L’usine qui avait fait venir la communauté ayant fermé depuis des années, ce travail des femmes est requis pour que tout le monde mange à sa faim.

Souffrance au travail

Ces travaux ne se terminent qu’avec la tombée de la nuit.

On peut alors se demander si les jeunes filles ne sont pas simplement en train de garder leurs frères et sœurs et préparer le dîner. Dans ce cas, le travail antisexiste serait-il de discuter avec les familles pour que les mères rentrent plus tôt des champs afin de laisser leurs filles faire de la poterie ? De demander aux garçons pourquoi ils n’aident pas leurs sœurs ? D’installer des gardes collectives, des ateliers cuisines ? Ce travail doit en tout cas se garder d’entériner la stigmatisation anti-orientale. La répartition des tâches domestiques dans les foyers « à la française » n’a peut-être pas grand chose à envier à la leur… Il faut remarquer au passage le sexisme affiché des choix d’activités proposées aux garçons (le foot) et aux filles (la céramique). On n’est pas tombé loin de la couture, activité qui aurait d’ailleurs pu les intéresser vu la pauvreté de leurs revenus…

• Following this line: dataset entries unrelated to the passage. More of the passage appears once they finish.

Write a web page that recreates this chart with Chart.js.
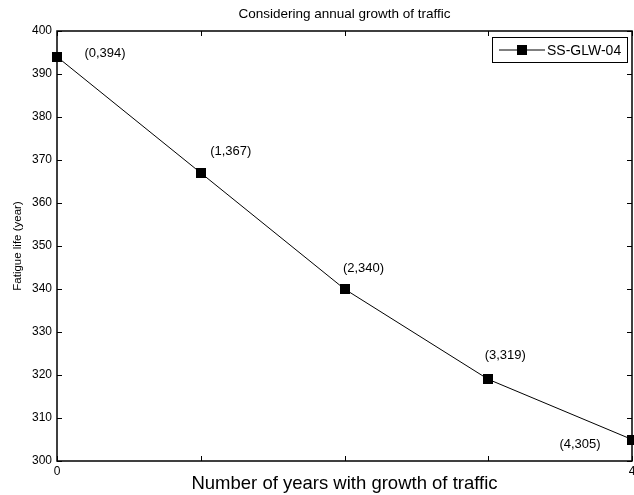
<!DOCTYPE html>
<html>
<head>
<meta charset="utf-8">
<script src="https://cdn.jsdelivr.net/npm/chart.js@4.4.0/dist/chart.umd.min.js"></script>
<style>
  html, body { margin: 0; padding: 0; background: #fff; }
  #wrap { width: 634px; height: 495px; }
</style>
</head>
<body>
<div id="wrap"><canvas id="chart"></canvas></div>
<script>
// data
const years = [0, 1, 2, 3, 4];
const fatigueLife = [394, 367, 340, 319, 305];
const seriesName = 'SS-GLW-04';
const chartTitle = 'Considering annual growth of traffic';
const xTickLabels = { 0: '0', 4: '4' };
// where each "(x,y)" note sits relative to its marker (px)
const labelOffsets = [[48, -3], [30, -21], [19, -21], [17, -24], [-52, 5]];

const FONT = '"Liberation Sans", Arial, sans-serif';

// MATLAB-like box, inward ticks, square markers, point notes, title and legend
// (markers drawn here so the line controller doesn't pad the plot for them)
const matlabAxes = {
    id: 'matlabAxes',
    afterDatasetsDraw(chart) {
        const { ctx, chartArea: a, scales } = chart;
        const xs = scales.x, ys = scales.y;
        ctx.save();
        ctx.strokeStyle = '#000';
        ctx.lineWidth = 1;
        ctx.beginPath();
        xs.ticks.forEach(t => {
            const px = Math.round(xs.getPixelForValue(t.value)) + 0.5;
            ctx.moveTo(px, a.bottom); ctx.lineTo(px, a.bottom - 5);
            ctx.moveTo(px, a.top); ctx.lineTo(px, a.top + 5);
        });
        ys.ticks.forEach(t => {
            const py = Math.round(ys.getPixelForValue(t.value)) + 0.5;
            ctx.moveTo(a.left, py); ctx.lineTo(a.left + 5, py);
            ctx.moveTo(a.right, py); ctx.lineTo(a.right - 5, py);
        });
        ctx.stroke();
        ctx.lineWidth = 1.5;
        ctx.strokeRect(a.left, a.top, a.right - a.left, a.bottom - a.top);

        const meta = chart.getDatasetMeta(0);
        ctx.fillStyle = '#000';
        meta.data.forEach(pt => {
            ctx.fillRect(Math.round(pt.x) - 5, Math.round(pt.y) - 5, 10, 10);
        });

        // point notes
        ctx.font = '13px ' + FONT;
        ctx.textAlign = 'center';
        ctx.textBaseline = 'middle';
        meta.data.forEach((pt, i) => {
            const [dx, dy] = labelOffsets[i];
            ctx.fillText('(' + years[i] + ',' + fatigueLife[i] + ')', pt.x + dx, pt.y + dy);
        });

        // title, centred over the axes box
        ctx.font = '13.5px ' + FONT;
        ctx.fillText(chartTitle, (a.left + a.right) / 2, a.top - 17);

        // legend
        const bx = 492, by = 37, bw = 135, bh = 25;
        ctx.fillStyle = '#fff';
        ctx.fillRect(bx, by, bw, bh);
        ctx.lineWidth = 1;
        ctx.strokeRect(bx + 0.5, by + 0.5, bw, bh);
        const ly = by + bh / 2 + 0.5;
        ctx.beginPath();
        ctx.moveTo(bx + 7, ly); ctx.lineTo(bx + 53, ly);
        ctx.stroke();
        ctx.fillStyle = '#000';
        ctx.fillRect(bx + 25, ly - 5, 10, 10);
        ctx.textAlign = 'left';
        ctx.font = '14px ' + FONT;
        ctx.fillText(chart.data.datasets[0].label, bx + 55, ly + 1);
        ctx.restore();
    }
};

new Chart(document.getElementById('chart'), {
    type: 'line',
    data: {
        datasets: [{
            label: seriesName,
            data: years.map((x, i) => ({ x: x, y: fatigueLife[i] })),
            borderColor: '#000',
            borderWidth: 1,
            backgroundColor: '#000',
            pointRadius: 0,
            pointHoverRadius: 0,
            tension: 0,
            clip: false
        }]
    },
    options: {
        responsive: true,
        maintainAspectRatio: false,
        animation: false,
        layout: { padding: { top: 31, left: 0, right: 2, bottom: 0 } },
        plugins: {
            legend: { display: false },
            tooltip: { enabled: false },
            title: { display: false }
        },
        scales: {
            x: {
                type: 'linear',
                min: 0,
                max: 4,
                border: { display: false },
                grid: { display: false, drawTicks: false },
                ticks: {
                    stepSize: 1,
                    padding: 3,
                    maxRotation: 0,
                    color: '#000',
                    font: { family: FONT, size: 12 },
                    callback: v => xTickLabels[v] !== undefined ? xTickLabels[v] : ''
                },
                title: {
                    display: true,
                    text: 'Number of years with growth of traffic',
                    color: '#000',
                    font: { family: FONT, size: 18.5 },
                    padding: { top: 0, bottom: 0 }
                },
                afterFit(scale) {
                    scale.height = 34;
                    scale.paddingLeft = 0;
                    scale.paddingRight = 0;
                }
            },
            y: {
                min: 300,
                max: 400,
                border: { display: false },
                grid: { display: false, drawTicks: false },
                ticks: {
                    stepSize: 10,
                    padding: 5,
                    color: '#000',
                    font: { family: FONT, size: 12 }
                },
                title: {
                    display: true,
                    text: 'Fatigue life (year)',
                    color: '#000',
                    font: { family: FONT, size: 11.5 },
                    padding: { top: 11, bottom: 0 }
                },
                afterFit(scale) {
                    scale.width = 57;
                    scale.paddingTop = 0;
                    scale.paddingBottom = 0;
                }
            }
        }
    },
    plugins: [matlabAxes]
});
</script>
</body>
</html>
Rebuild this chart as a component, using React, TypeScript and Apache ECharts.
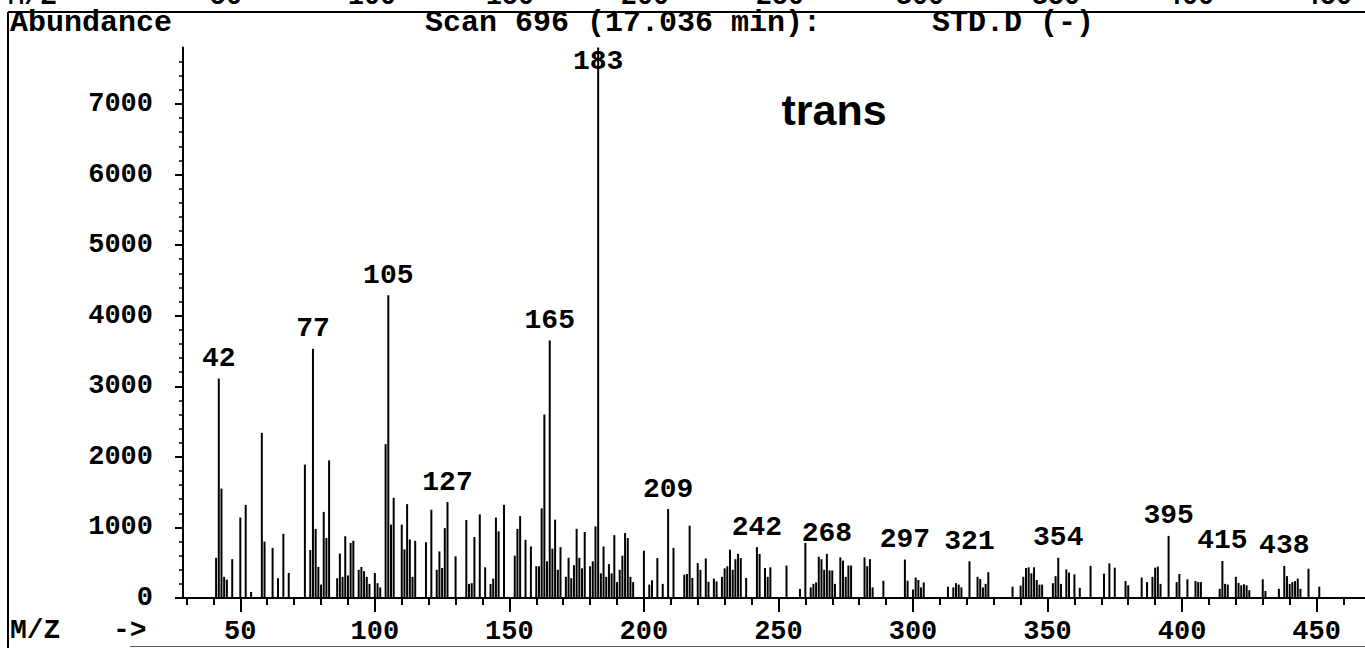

Les femmes émigrées font la paix des ménages. Invisibles, elles se glissent dans les maisons pendant que tout le monde « travaille », la rendent propre et repassée, évitant à Madame de se plaindre de la nonchalance de Monsieur devant les tâches ingrates du quotidien.

La paix des ménages

Sans leur présence discrète et efficace, les ménagères de plus de 30 ans feraient encore plus la gueule sans savoir exactement pourquoi. « Bonnes » nounous polyglottes, celles issues des colonies anglophones remplacent avantageusement les gouvernantes anglaises. Petits lutins magiques et invisibles, dans les bureaux, les magasins, les hôpitaux, elles se lèvent très tôt et/ou travaillent très tard pour fourbir quand personne ne circule, et gagnent de quoi ne pas mourir de faim. Ce qui n’empêche personne de les stigmatiser parce qu’elles laissent parfois leurs enfants tous seuls. Ils n’ont donc pas de grandes sœurs efficaces, ces garçons ado qui ne veulent plus aller à l’école, faisant perdre ainsi les allocations à la famille ? La mise en visibilité des grandes sœurs serait peut-être aussi importante que la mise sur le podium des « grands frères » ?

Et leur santé ?

On doit ajouter que les services de santé au travail n’existent que très rarement pour ces travaux. La santé de ces femmes n’est pas surveillée, n’entre dans aucune statistique. On nous corne dans les oreilles le malaise existentiel de cadres angoissés au bord du suicide [1], mais elles ? Qui prend en compte leurs difficultés autrement qu’à les stigmatiser comme victimes de leur culture ? Renvoyées dans les dispensaires pour pauvres, elles sont supposées être plaintives et incompréhensibles. En plus, vous comprenez, elles s’expriment mal et ont toujours mal au ventre. Leurs maris avaient des sinistroses ; elles, sont arriérées et ne s’occupent pas assez de leurs enfants. Les travailleurs sociaux zélés, les services hospitaliers surchargés, ont tôt fait de stigmatiser les travailleurs pauvres, se barricadant ainsi derrière un mépris condescendant et une arrogance inconsciente pour tenir dans leur posture de contrôle social.

Marie-Louise Michel

[1Le rapport du nombre de suicides entre les cadres et les ouvriers est de 1 à 3. Ce sont quasi les mêmes chiffres pour l’épidémiologie des maladies cardio-vasculaires. (Santé et Travail, n°70, avril 2010).